Just thinking about this - the calls were getting interrupted, right?

- handset to handset, ethernet path, all switches are seeing a continual flow of packets between them, so no ARP entries are going to time out relating to that traffic flow.
- The Wireshark traces showed "intermittent packet loss" - would be good to know what this actually means and whether it can be related to the call's QoS stats
- a bit of packet loss doesn't end a call/cause a tear-down to be sent.
- the CUCM log shows the Call Manager unregistering the phone
- this isn't a call being torn-down, it's a handset, active in a conversation, being unregistered from the system.
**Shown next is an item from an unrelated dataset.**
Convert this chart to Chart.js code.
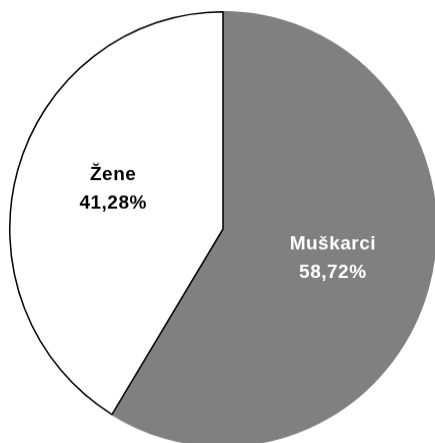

So you "fixed" this by fiddling with ARP timeouts.
Ethernet works just fine, regardless of ARP timeout value, so it could be an issue of configuration on your network in relation to frame flooding, or an application problem within the CCM.

I haven't played with CCM for a long time, so this question is very vague, but what are your timeout settings within CCM for handset registrations?
Could it be caused by a weird combination of low handset registration timeout, lower ARP timeout, and some kind of flood control config?

Having said that, running a new VoIP system on a network run on an ancient IOS is a bad idea, as is bodging your entire LAN switch configuration just to allow the server guys to perform unplanned cowboy work.

In this situation, I would be trying to convince Management that an 8-year-old network core is due for a refresh, and get them to fork out for a nice new VSS pair of 6500s, PLUS, a gentle re-architecture of the network to provide a proper distribution layer, especially, get all the server connections out of the network core and onto Server Data Centre switches.
 
Thanks Vince.

We recently purchased a pair of 7000's and brought in some hired guns from some (Gartner Group recommended) 3rd party outfit (not Cisco) to do a full network re-architecture for us (long, long overdue). I believe this path was chosen so as to safely distance us from Cisco's zeal to up-sell us $50MM in new network hardware and influence the decision of what truly needs to be done. It may well cost us $50MM in the end, but with recommendations coming from networking pros with no skin in the game it's a lot easier to believe what they tell us vs listening to the VAR.

Re the comment about the ancient IOS, again you're preaching to the choir. The "data" network just ran and ran for years on end. Then when we wanted to migrate the phones to VOIP someone blurted out some statement like "COS is all you need" and suddenly the bus was loading to take us all to Abilene (Abilene Paradox - how we all got to Abilene when no one wanted to go), AKA "how to turn peanut oil into jet fuel"

Whatever the actual root cause of the problem, resetting the ARP timers back to default values either solved it or sufficiently masked the issue, for now anyway.



Original MUG/NAMU Charter Member
 
I'm seeing a similar issue at just one of my 10 mpls sites. Small office with just 10 phones, connected to hq via mpls over a t1 circuit. It is so sporadic but frustrating.

Where exactly do you change arp timers? My switches are 2960's and didn't see a similar command except for mac-address-table aging-timer.